Islam adalah agama yang dibawa oleh Muhammad (570 –
650). Pada awal kemunculannya di jesirah Arab, dimana titik sentralnya adalah
ka’bah (Mekkah), agama islam hadir di tengah-tengah masyarakat plural, baik
dalam hal suku maupun dalam hal religius. Ka’bah sendiri merupakan pusat
religiositas agama-agama yang ada pada waktu itu. Artinya, sebelum islam lahir, Ka'bah sudah ada, dan diperuntukkan untuk keperluan religius agama-agama yang ada, yang kemudian disebut islam dengan kafir. Semua simbol keagamaan ada di
sana. Karena itu, ketika Muhammad dan kelompoknya kembali ke Mekkah dan menjadi
penguasa di sana, simbol-simbol religius tersebut dimusnahkan, dan ka’bah
menjadi satu-satunya milik islam.
Ketika pertama kali hadir di Mekkah, islam
merupakan kelompok religius yang kecil. Karena hidup di tengah lingkungan yang
toleran, islam pun tampil sebagai agama yang toleran. “Untukmu agamamu, untukku
agamaku,” demikian wahyu Allah dalam surah
al-Kafirun ayat 6, yang menjadi spirit hidup kaum muslim perdana dalam
menjaga toleransi.
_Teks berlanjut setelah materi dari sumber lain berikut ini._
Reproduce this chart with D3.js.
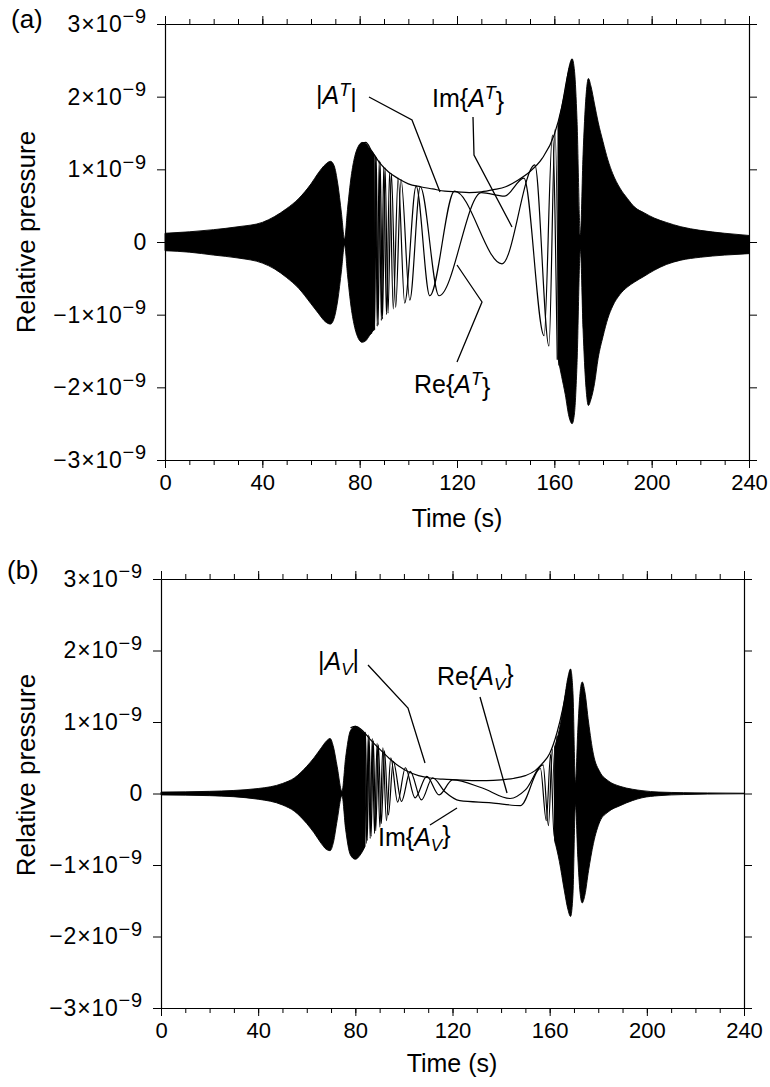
<!DOCTYPE html>
<html>
<head>
<meta charset="utf-8">
<script src="https://cdn.jsdelivr.net/npm/d3@7"></script>
<style>
  body { margin: 0; background: #fff; }
  svg text { font-family: "Liberation Sans", Arial, sans-serif; fill: #000; }
</style>
</head>
<body>
<svg id="chart" width="770" height="1087"></svg>
<script>
'use strict';

// values in units of 1e-9 (relative pressure), time in s
const timeTicks = [0, 40, 80, 120, 160, 200, 240];
const timeMinor = d3.range(0, 241, 10);
const pressureTicks = [-3, -2, -1, 0, 1, 2, 3];

// ---- panel (a) ----
const aLeftT  = [0, 10, 20, 30, 40, 45, 50, 55, 60, 63, 66, 68, 69.5, 71, 72.5, 73.8, 75, 76.5, 78, 79.5, 81, 82.5, 84, 86];
const aLeftUp = [0.12, 0.14, 0.17, 0.21, 0.27, 0.35, 0.46, 0.6, 0.8, 0.95, 1.07, 1.11, 1.05, 0.8, 0.4, 0.04, 0.45, 0.9, 1.18, 1.32, 1.37, 1.36, 1.29, 1.2];
const aLeftLo = [-0.12, -0.14, -0.18, -0.22, -0.29, -0.37, -0.49, -0.64, -0.85, -0.98, -1.1, -1.13, -1.05, -0.8, -0.4, -0.04, -0.45, -0.9, -1.18, -1.33, -1.38, -1.36, -1.29, -1.2];

const aRightT  = [161.5, 163, 164.5, 166, 167.3, 168.3, 169.3, 170.7, 171.8, 173, 174, 175, 176.5, 178, 180, 182, 184, 187, 190, 193, 197, 201, 206, 212, 220, 230, 240];
const aRightUp = [1.6, 1.85, 2.1, 2.4, 2.52, 2.35, 1.7, 0.1, 1.2, 2.0, 2.25, 2.15, 1.9, 1.65, 1.38, 1.13, 0.94, 0.74, 0.6, 0.48, 0.4, 0.33, 0.27, 0.21, 0.16, 0.12, 0.09];
const aRightLo = [-1.6, -1.85, -2.1, -2.4, -2.5, -2.35, -1.7, -0.1, -1.2, -2.0, -2.25, -2.17, -1.95, -1.6, -1.3, -1.05, -0.88, -0.72, -0.62, -0.55, -0.47, -0.39, -0.31, -0.25, -0.21, -0.18, -0.16];

const aAbsT = [81, 82.5, 85, 88, 92, 96, 100, 105, 110, 115, 120, 125, 130, 135, 140, 145, 150, 155, 160, 163, 165.5, 167.3];
const aAbsV = [1.36, 1.37, 1.25, 1.1, 0.96, 0.87, 0.8, 0.76, 0.73, 0.7, 0.69, 0.68, 0.69, 0.72, 0.76, 0.85, 0.97, 1.15, 1.48, 1.85, 2.3, 2.52];

const aImT = [84.0, 84.6, 85.2, 85.8, 86.5, 87.2, 88.0, 88.9, 89.9, 91.0, 92.3, 93.8, 95.8, 98.5, 103.2, 108.8, 119, 138.5, 152, 157.8, 160.3, 161.9];
const aImV = [1.29, -1.27, 1.24, -1.22, 1.19, -1.16, 1.12, -1.08, 1.04, -1.0, 0.96, -0.92, 0.88, -0.84, 0.77, -0.74, 0.7, -0.3, 1.06, -1.43, 1.55, -1.7];
const aReT = [84.3, 84.9, 85.5, 86.15, 86.85, 87.6, 88.45, 89.4, 90.45, 91.65, 93.05, 94.8, 97.0, 100.6, 104.9, 112.6, 130, 139.5, 147.5, 155.8, 159.2, 161.2];
const aReV = [1.28, -1.26, 1.23, -1.21, 1.17, -1.14, 1.1, -1.06, 1.02, -0.98, 0.94, -0.9, 0.86, -0.8, 0.76, -0.74, 0.68, 0.63, 0.88, -1.29, 1.47, -1.62];

// ---- panel (b) ----
const bLeftT  = [0, 20, 40, 50, 55, 60, 63, 66, 68, 69.6, 71, 72.5, 74.5, 76, 78, 80, 82, 84];
const bLeftUp = [0.02, 0.03, 0.07, 0.14, 0.22, 0.38, 0.5, 0.64, 0.73, 0.77, 0.65, 0.38, 0.03, 0.5, 0.88, 0.94, 0.9, 0.84];
const bLeftLo = [-0.02, -0.03, -0.08, -0.16, -0.25, -0.42, -0.55, -0.7, -0.78, -0.8, -0.68, -0.38, -0.03, -0.5, -0.86, -0.92, -0.86, -0.74];

const bRightT  = [162, 164, 166, 167.5, 168.6, 169.6, 170.6, 171.6, 172.5, 173.4, 174.5, 176, 178, 180.7, 184, 189, 194, 198, 205, 215, 225, 240];
const bRightUp = [0.65, 0.9, 1.3, 1.62, 1.74, 1.4, 0.15, 0.9, 1.4, 1.56, 1.42, 1.0, 0.55, 0.3, 0.18, 0.1, 0.06, 0.04, 0.02, 0.012, 0.008, 0.004];
const bRightLo = [-0.65, -0.95, -1.35, -1.62, -1.72, -1.4, -0.15, -0.9, -1.38, -1.53, -1.42, -1.08, -0.7, -0.39, -0.26, -0.17, -0.1, -0.06, -0.03, -0.015, -0.008, -0.004];

const bAbsT = [78, 80, 83, 86, 90, 94, 98, 102, 106, 110, 116, 122, 128, 134, 140, 145, 150, 154, 157, 160, 163, 165.5, 167.5, 168.6];
const bAbsV = [0.92, 0.94, 0.88, 0.76, 0.62, 0.49, 0.38, 0.3, 0.25, 0.22, 0.2, 0.19, 0.18, 0.18, 0.19, 0.21, 0.25, 0.32, 0.42, 0.56, 0.85, 1.2, 1.55, 1.74];

const bImT = [83.5, 84.2, 84.9, 85.7, 86.5, 87.4, 88.4, 89.5, 90.7, 92.0, 93.6, 95.6, 99.0, 102.6, 107.2, 111.8, 117.0, 123, 136, 148, 156.2, 158.6, 160.4, 161.8, 163];
const bImV = [-0.72, 0.86, -0.66, 0.8, -0.6, 0.74, -0.52, 0.68, -0.42, 0.6, -0.3, 0.45, -0.11, 0.31, -0.09, 0.22, 0.02, -0.1, -0.13, -0.17, 0.35, -0.38, 0.55, -0.6, 0.8];
const bReT = [83.8, 84.55, 85.3, 86.1, 86.95, 87.9, 88.95, 90.1, 91.35, 92.8, 94.6, 97.4, 100.6, 104.6, 109.4, 114.5, 120, 132, 143.7, 150, 157.3, 159.5, 161.1, 162.4];
const bReV = [0.85, -0.7, 0.82, -0.63, 0.77, -0.56, 0.7, -0.47, 0.64, -0.38, 0.5, -0.12, 0.36, -0.06, 0.24, -0.02, 0.19, 0.08, -0.07, 0.05, 0.4, -0.45, 0.62, -0.7];

const svg = d3.select('#chart');

function zip(ts, vs) { return ts.map((t, i) => [t, vs[i]]); }

function drawPanel(p) {
  let x = d3.scaleLinear().domain([0, 240]).range([p.left, p.right]);
  let y = d3.scaleLinear().domain([-3, 3]).range([p.bottom, p.top]);
  let g = svg.append('g');

  // dense oscillation drawn as filled envelope
  let area = d3.area()
    .x(d => x(d.t)).y0(d => y(d.lo)).y1(d => y(d.up))
    .curve(d3.curveMonotoneX);
  p.fills.forEach(f => {
    let rows = f.t.map((t, i) => ({t: t, up: f.up[i], lo: f.lo[i]}));
    g.append('path').datum(rows).attr('d', area)
      .attr('fill', '#000').attr('stroke', '#000').attr('stroke-width', 0.9);
  });

  let line = d3.line().x(d => x(d[0])).y(d => y(d[1])).curve(d3.curveMonotoneX);
  p.lines.forEach(l => {
    g.append('path').datum(zip(l[0], l[1])).attr('d', line)
      .attr('fill', 'none').attr('stroke', '#000').attr('stroke-width', 1.2);
  });

  // axes on all four sides, ticks outward
  let styleAxis = sel => {
    sel.selectAll('path.domain').attr('stroke', '#000').attr('stroke-width', 1.2);
    sel.selectAll('.tick line').attr('stroke', '#000').attr('stroke-width', 1);
    sel.selectAll('text').attr('font-size', 22).attr('font-family', '"Liberation Sans", Arial, sans-serif');
  };
  g.append('g').attr('transform', `translate(0,${p.bottom})`)
    .call(d3.axisBottom(x).tickValues(timeMinor).tickSize(5).tickFormat('').tickSizeOuter(0)).call(styleAxis);
  g.append('g').attr('transform', `translate(0,${p.bottom})`)
    .call(d3.axisBottom(x).tickValues(timeTicks).tickSize(8).tickPadding(6).tickSizeOuter(0)).call(styleAxis);
  g.append('g').attr('transform', `translate(0,${p.top})`)
    .call(d3.axisTop(x).tickValues(timeMinor).tickSize(5).tickFormat('').tickSizeOuter(0)).call(styleAxis);
  g.append('g').attr('transform', `translate(0,${p.top})`)
    .call(d3.axisTop(x).tickValues(timeTicks).tickSize(8).tickFormat('').tickSizeOuter(0)).call(styleAxis);
  g.append('g').attr('transform', `translate(${p.right},0)`)
    .call(d3.axisRight(y).tickValues(pressureTicks).tickSize(8).tickFormat('').tickSizeOuter(0)).call(styleAxis);
  let yAx = g.append('g').attr('transform', `translate(${p.left},0)`)
    .call(d3.axisLeft(y).tickValues(pressureTicks).tickSize(8).tickPadding(10).tickSizeOuter(0)).call(styleAxis);

  yAx.selectAll('.tick text').attr('font-size', 23).attr('letter-spacing', 0.8).each(function(d) {
    let t = d3.select(this).text(null);
    if (d === 0) { t.text('0'); return; }
    t.append('tspan').text((d < 0 ? '\u2212' : '') + Math.abs(d) + '\u00d710');
    t.append('tspan').attr('dy', '-0.42em').attr('font-size', 20).text('\u22129');
  });

  svg.append('text').attr('transform', `translate(35,${p.ymid}) rotate(-90)`)
    .attr('text-anchor', 'middle').attr('font-size', 26).text('Relative pressure');
  svg.append('text').attr('x', p.xmid).attr('y', p.titleY)
    .attr('text-anchor', 'middle').attr('font-size', 25).text('Time (s)');
  svg.append('text').attr('x', p.tagX).attr('y', p.tagY).attr('font-size', 26).text(p.tag);

  // annotations with leader lines
  p.notes.forEach(n => {
    let t = svg.append('text').attr('x', n.x).attr('y', n.y).attr('font-size', 25);
    n.parts.forEach(s => {
      let ts = t.append('tspan').text(s.s);
      if (s.it) ts.attr('font-style', 'italic');
      if (s.dy) ts.attr('dy', s.dy);
      if (s.fs) ts.attr('font-size', s.fs);
    });
    svg.append('path').attr('d', d3.line()(n.lead))
      .attr('fill', 'none').attr('stroke', '#000').attr('stroke-width', 1.3);
  });
}

function supNote(pre, x, y, lead) {
  return {x: x, y: y, lead: lead, parts: [
    {s: pre}, {s: 'A', it: true}, {s: 'T', it: true, dy: '-0.45em', fs: 18},
    {s: pre === '|' ? '|' : '}', dy: '0.45em'}]};
}
function subNote(pre, x, y, lead) {
  return {x: x, y: y, lead: lead, parts: [
    {s: pre}, {s: 'A', it: true}, {s: 'V', it: true, dy: '0.3em', fs: 17},
    {s: pre === '|' ? '|' : '}', dy: '-0.3em'}]};
}

drawPanel({
  left: 165, right: 749, top: 24, bottom: 460, ymid: 232, xmid: 457, titleY: 527,
  tag: '(a)', tagX: 11, tagY: 28,
  fills: [{t: aLeftT, up: aLeftUp, lo: aLeftLo}, {t: aRightT, up: aRightUp, lo: aRightLo}],
  lines: [[aAbsT, aAbsV], [aImT, aImV], [aReT, aReV]],
  notes: [
    supNote('|', 316, 104, [[369, 97], [412, 120], [440, 192]]),
    supNote('Im{', 432, 107, [[473, 117], [474, 155], [512, 227]]),
    supNote('Re{', 414, 393, [[457, 362], [482, 302], [457, 265]])
  ]
});

drawPanel({
  left: 161, right: 744, top: 579, bottom: 1008, ymid: 775, xmid: 452, titleY: 1072,
  tag: '(b)', tagX: 7, tagY: 579,
  fills: [{t: bLeftT, up: bLeftUp, lo: bLeftLo}, {t: bRightT, up: bRightUp, lo: bRightLo}],
  lines: [[bAbsT, bAbsV], [bImT, bImV], [bReT, bReV]],
  notes: [
    subNote('|', 318, 670, [[368, 665], [408, 708], [425, 763]]),
    subNote('Re{', 437, 685, [[480, 697], [507, 793]]),
    subNote('Im{', 378, 846, [[430, 825], [457, 808]])
  ]
});
</script>
</body>
</html>
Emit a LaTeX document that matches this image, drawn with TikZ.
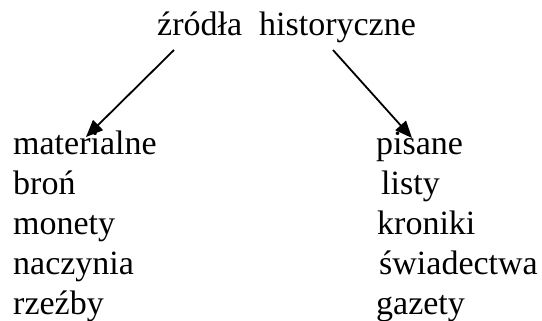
\documentclass[tikz,border=0pt]{standalone}
\usepackage{fontspec}
\setmainfont{Liberation Serif}
\usetikzlibrary{arrows.meta}
\tikzset{
  word/.style={anchor=base west, inner sep=0pt, font=\fontsize{34}{40}\selectfont},
  arr/.style={line width=1.8pt, -{Triangle[length=17pt,width=14pt]}}
}
\begin{document}
\begin{tikzpicture}[x=1pt,y=-1pt]
\useasboundingbox (0,0) rectangle (542,321);
\node[word] (title) at (157,36) {źródła~~historyczne};
\node[word] (mat) at (13,155) {materialne};
\node[word] (bron) at (13,195) {broń};
\node[word] (mon) at (13,235) {monety};
\node[word] (nacz) at (13,275) {naczynia};
\node[word] (rzez) at (13,315) {rzeźby};
\node[word] (pis) at (376,155) {pisane};
\node[word] (list) at (381,195) {listy};
\node[word] (kron) at (377,235) {kroniki};
\node[word] (swiad) at (379,275) {świadectwa};
\node[word] (gaz) at (376,315) {gazety};
\coordinate (ls) at (174,50);
\coordinate (le) at (86,137);
\coordinate (rs) at (333,50);
\coordinate (re) at (412,138);
\draw[arr] (ls) -- (le);
\draw[arr] (rs) -- (re);
\end{tikzpicture}
\end{document}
Namun pada akhirnya muncul gesekan antara islam dan
kelompok-kelompok masyarakat lain, terlebih dari kelompok masyarakat suku
Muhammad sendiri. Hal inilah yang membuat Muhammad dan kelompoknya keluar dari
Mekkah.
Keluar dari Mekkah, kelompok Muhammad akhirnya
terdampar di Madinah. Sama seperti di Mekkah, di Madinah pun, saat islam
datang, sudah ada kelompok-kelompok suku dan agama. Dengan kata lain, waktu itu
Madinah sudah dikenal sebagai kelompok masyarakat majemuk. Sebagai kelompok
pendatang baru dan minoritas, islam dikenal sebagai kelompok yang toleran. Umat
islam dapat hidup membaur tanpa ada sekat-sekat pemisah.
Akan tetapi, ketika Muhammad tampil sebagai
penguasa, yang dimulai dari Madinah hingga Mekkah, mulailah timbul sekat-sekat
pemisah antara umat islam dengan umat manusia lainnya. Secara umum, pemisahan
itu dibagi ke dalam kelompok umat beriman (dikhususkan pada kaum muslim) dan
kelompok umat tak beriman (ditujukan kepada umat non islam).